Directions for this task —
Make an exact transcription of the material, leaving out all images.

○ ○ ○ ○ ○

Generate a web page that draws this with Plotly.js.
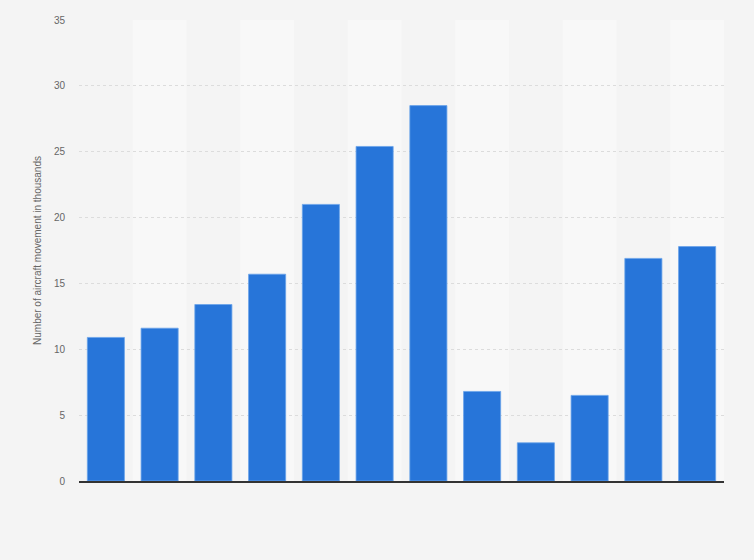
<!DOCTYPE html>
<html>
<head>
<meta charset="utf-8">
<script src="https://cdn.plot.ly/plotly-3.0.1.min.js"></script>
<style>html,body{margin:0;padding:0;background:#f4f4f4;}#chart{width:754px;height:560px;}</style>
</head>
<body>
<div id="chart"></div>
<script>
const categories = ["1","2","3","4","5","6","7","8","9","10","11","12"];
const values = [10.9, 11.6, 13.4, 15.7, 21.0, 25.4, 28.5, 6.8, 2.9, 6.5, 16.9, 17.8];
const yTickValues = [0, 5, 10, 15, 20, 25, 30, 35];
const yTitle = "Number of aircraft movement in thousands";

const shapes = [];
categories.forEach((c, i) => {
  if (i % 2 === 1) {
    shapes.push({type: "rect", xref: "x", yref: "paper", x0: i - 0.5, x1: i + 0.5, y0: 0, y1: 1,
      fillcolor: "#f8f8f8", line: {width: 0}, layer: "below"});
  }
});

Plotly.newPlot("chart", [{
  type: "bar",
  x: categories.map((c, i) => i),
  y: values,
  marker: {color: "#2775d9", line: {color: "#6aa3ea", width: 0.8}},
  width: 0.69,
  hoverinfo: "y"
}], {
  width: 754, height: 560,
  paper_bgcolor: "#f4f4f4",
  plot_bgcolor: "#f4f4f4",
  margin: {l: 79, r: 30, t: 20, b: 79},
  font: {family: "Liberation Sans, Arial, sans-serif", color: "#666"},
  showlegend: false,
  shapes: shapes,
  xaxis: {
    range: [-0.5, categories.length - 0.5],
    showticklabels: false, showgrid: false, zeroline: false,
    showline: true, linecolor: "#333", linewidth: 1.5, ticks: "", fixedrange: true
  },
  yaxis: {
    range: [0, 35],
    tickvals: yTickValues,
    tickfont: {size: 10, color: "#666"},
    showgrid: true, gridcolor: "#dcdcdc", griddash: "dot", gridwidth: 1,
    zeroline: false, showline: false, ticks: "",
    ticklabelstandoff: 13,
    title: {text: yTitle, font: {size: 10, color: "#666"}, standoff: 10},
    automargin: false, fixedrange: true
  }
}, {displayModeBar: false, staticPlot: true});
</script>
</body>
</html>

○ ○ ○ ○ ○

Answer in full —
Generate a web page that draws this with Plotly.js.
<!DOCTYPE html>
<html>
<head>
<meta charset="utf-8">
<script src="https://cdn.plot.ly/plotly-3.0.1.min.js"></script>
<style>html,body{margin:0;padding:0;background:#f4f4f4;}#chart{width:754px;height:560px;}</style>
</head>
<body>
<div id="chart"></div>
<script>
const categories = ["1","2","3","4","5","6","7","8","9","10","11","12"];
const values = [10.9, 11.6, 13.4, 15.7, 21.0, 25.4, 28.5, 6.8, 2.9, 6.5, 16.9, 17.8];
const yTickValues = [0, 5, 10, 15, 20, 25, 30, 35];
const yTitle = "Number of aircraft movement in thousands";

const shapes = [];
categories.forEach((c, i) => {
  if (i % 2 === 1) {
    shapes.push({type: "rect", xref: "x", yref: "paper", x0: i - 0.5, x1: i + 0.5, y0: 0, y1: 1,
      fillcolor: "#f8f8f8", line: {width: 0}, layer: "below"});
  }
});

Plotly.newPlot("chart", [{
  type: "bar",
  x: categories.map((c, i) => i),
  y: values,
  marker: {color: "#2775d9", line: {color: "#6aa3ea", width: 0.8}},
  width: 0.69,
  hoverinfo: "y"
}], {
  width: 754, height: 560,
  paper_bgcolor: "#f4f4f4",
  plot_bgcolor: "#f4f4f4",
  margin: {l: 79, r: 30, t: 20, b: 79},
  font: {family: "Liberation Sans, Arial, sans-serif", color: "#666"},
  showlegend: false,
  shapes: shapes,
  xaxis: {
    range: [-0.5, categories.length - 0.5],
    showticklabels: false, showgrid: false, zeroline: false,
    showline: true, linecolor: "#333", linewidth: 1.5, ticks: "", fixedrange: true
  },
  yaxis: {
    range: [0, 35],
    tickvals: yTickValues,
    tickfont: {size: 10, color: "#666"},
    showgrid: true, gridcolor: "#dcdcdc", griddash: "dot", gridwidth: 1,
    zeroline: false, showline: false, ticks: "",
    ticklabelstandoff: 13,
    title: {text: yTitle, font: {size: 10, color: "#666"}, standoff: 10},
    automargin: false, fixedrange: true
  }
}, {displayModeBar: false, staticPlot: true});
</script>
</body>
</html>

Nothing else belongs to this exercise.